What the exercise asks:
Pull each line holding "this" out of the entries below.

Record list:
--------------------

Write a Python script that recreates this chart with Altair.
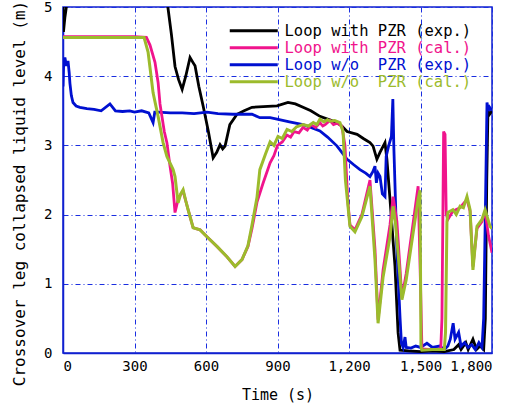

--------------------

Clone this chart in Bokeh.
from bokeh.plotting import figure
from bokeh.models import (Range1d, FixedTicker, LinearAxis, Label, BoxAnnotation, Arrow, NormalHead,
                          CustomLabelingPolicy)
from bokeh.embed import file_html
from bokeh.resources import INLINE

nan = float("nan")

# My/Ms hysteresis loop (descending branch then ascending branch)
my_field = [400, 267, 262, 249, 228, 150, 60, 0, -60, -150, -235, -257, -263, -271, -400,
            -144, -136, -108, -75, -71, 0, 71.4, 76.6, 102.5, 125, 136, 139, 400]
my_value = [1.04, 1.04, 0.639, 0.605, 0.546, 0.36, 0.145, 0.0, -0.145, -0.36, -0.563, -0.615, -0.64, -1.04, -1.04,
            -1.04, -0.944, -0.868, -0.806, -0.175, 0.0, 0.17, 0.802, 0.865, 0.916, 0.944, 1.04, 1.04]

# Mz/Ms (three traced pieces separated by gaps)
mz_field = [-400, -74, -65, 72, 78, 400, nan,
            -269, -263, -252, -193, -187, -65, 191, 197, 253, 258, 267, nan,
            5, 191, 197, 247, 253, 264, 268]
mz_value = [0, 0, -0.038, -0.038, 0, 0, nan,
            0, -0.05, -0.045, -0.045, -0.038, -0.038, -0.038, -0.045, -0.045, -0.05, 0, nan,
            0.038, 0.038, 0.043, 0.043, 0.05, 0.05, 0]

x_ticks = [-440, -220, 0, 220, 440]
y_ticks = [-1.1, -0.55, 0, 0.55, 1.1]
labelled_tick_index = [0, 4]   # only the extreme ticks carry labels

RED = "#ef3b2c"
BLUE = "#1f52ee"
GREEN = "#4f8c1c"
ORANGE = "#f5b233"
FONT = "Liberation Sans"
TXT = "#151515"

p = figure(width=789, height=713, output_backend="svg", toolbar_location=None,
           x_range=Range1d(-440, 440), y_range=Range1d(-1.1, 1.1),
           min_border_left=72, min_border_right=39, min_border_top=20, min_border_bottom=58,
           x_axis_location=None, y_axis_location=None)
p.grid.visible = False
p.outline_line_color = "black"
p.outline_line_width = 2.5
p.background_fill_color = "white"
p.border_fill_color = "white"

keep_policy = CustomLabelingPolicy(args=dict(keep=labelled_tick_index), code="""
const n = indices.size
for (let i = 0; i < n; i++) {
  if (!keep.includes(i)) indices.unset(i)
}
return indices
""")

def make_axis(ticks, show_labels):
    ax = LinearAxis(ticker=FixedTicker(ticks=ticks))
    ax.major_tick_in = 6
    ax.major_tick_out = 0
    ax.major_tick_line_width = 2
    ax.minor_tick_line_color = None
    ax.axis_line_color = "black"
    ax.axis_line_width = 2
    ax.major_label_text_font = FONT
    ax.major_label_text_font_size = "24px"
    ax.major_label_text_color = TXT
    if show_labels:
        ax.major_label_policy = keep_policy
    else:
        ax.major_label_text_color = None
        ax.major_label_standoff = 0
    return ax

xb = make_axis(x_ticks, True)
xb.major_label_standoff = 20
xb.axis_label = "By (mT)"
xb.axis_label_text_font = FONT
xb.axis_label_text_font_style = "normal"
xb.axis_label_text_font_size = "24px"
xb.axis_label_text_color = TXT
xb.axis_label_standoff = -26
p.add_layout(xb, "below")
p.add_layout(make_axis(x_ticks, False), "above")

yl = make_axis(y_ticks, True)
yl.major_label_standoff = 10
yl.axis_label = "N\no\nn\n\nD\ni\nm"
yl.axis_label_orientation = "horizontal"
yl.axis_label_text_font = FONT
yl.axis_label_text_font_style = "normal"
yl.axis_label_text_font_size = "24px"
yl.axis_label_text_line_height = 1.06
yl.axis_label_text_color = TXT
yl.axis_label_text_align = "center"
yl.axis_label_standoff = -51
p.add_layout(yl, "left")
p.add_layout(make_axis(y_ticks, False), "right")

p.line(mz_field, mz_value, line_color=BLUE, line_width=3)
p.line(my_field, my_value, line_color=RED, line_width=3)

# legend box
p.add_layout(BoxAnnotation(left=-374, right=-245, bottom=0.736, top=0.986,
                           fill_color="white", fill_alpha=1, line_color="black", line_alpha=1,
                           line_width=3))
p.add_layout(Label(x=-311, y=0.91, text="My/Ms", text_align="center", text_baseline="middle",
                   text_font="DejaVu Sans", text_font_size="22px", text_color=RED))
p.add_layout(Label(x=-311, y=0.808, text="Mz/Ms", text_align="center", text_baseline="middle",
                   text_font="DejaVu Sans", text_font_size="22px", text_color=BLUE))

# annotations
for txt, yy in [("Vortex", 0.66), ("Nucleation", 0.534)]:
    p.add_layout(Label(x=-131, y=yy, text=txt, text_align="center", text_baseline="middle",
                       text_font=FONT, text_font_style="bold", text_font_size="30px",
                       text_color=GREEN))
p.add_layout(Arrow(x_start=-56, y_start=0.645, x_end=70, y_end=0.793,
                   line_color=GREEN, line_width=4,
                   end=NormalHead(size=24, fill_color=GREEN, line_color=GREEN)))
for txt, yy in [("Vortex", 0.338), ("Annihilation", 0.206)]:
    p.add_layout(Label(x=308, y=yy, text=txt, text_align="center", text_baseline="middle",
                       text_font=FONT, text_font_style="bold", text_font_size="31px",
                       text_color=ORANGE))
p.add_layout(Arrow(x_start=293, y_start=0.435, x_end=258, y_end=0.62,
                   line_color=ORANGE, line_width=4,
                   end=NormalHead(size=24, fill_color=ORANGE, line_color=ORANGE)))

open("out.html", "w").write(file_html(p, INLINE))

--------------------

Final result:
Write a Python script that recreates this chart with Altair.
Clone this chart in Bokeh.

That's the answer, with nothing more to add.